Themes and Meanings
The most obvious way to read the novel, as several critics have suggested, is to see Mary as Russia and Ganin and the others as those Russians who can never go home again. Ganin, with his history of fighting in the Crimea in 1919, suggests an anti-Bolshevik attempt to retrieve Russia from Communism. His final repudiation of Mary can be read as a recognition that the old czarist Russia is lost forever.
This narrowly symbolic reading is aesthetically thin, however, and does little justice to the richness of the work. Mary has also been seen as one of the best novels on the plight of Russian emigres, often at loose, inconsequential ends in the early 1920’s. The economy with which Nabokov fleshes out the secondary characters in their maundering fragilities shows in this, his first novel, the promise that would culminate in his formidable reputation.
Old Russia is a theme in Mary, but a minor theme which forms the background to Ganin’s exploration of his past as an innocent lover whose love has been lost. He must arrive, through reliving the experience in his memory, at that mature, if sad, awareness that the past is no more than memory, however idyllic it still seems to be. If Ganin dare not go home again physically, he also learns that he cannot go home again emotionally.
The most unformed aspect of Nabokov’s gift lies in the rather blatant way in which symbolic motifs and patterns are used. The novel begins with two men in the dark who are closer than they know, and ends with Ganin making his decision not to meet Mary as he watches a group of carpenters erect a new building. That he decides to leave for the south has equally obvious suggestions of new life, of emotional renewal and fructification. The setting of the novel in April and occasional references to rebirth in the plant life of the city provide a background for the refugees who are attempting to renew themselves.

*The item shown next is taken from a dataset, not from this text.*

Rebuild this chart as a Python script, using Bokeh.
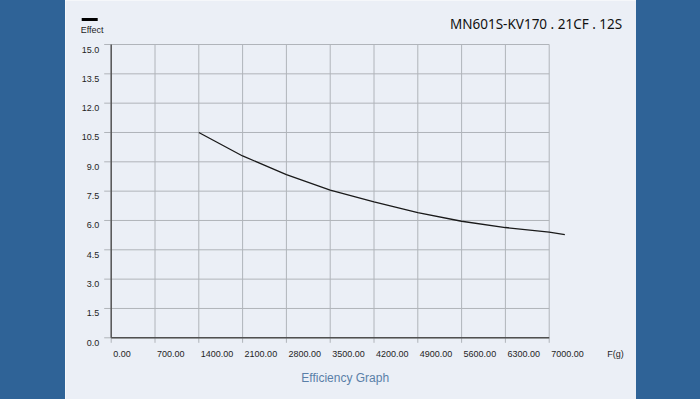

Nabokov is successful in conveying that peculiar air of hopelessness, ennui, and somewhat limp angst and frustration in this group of admirably civilized outcasts which reminds the reader of the Chekhovian exploration of the prerevolutionary Russians in their failures to make sense of lives of self-pity and fecklessness. Ganin, at least, escapes, not only the hothouse enfeeblement of the pension but the past as well, and he attempts to do it without going back for passport or visa, repudiating the old identities.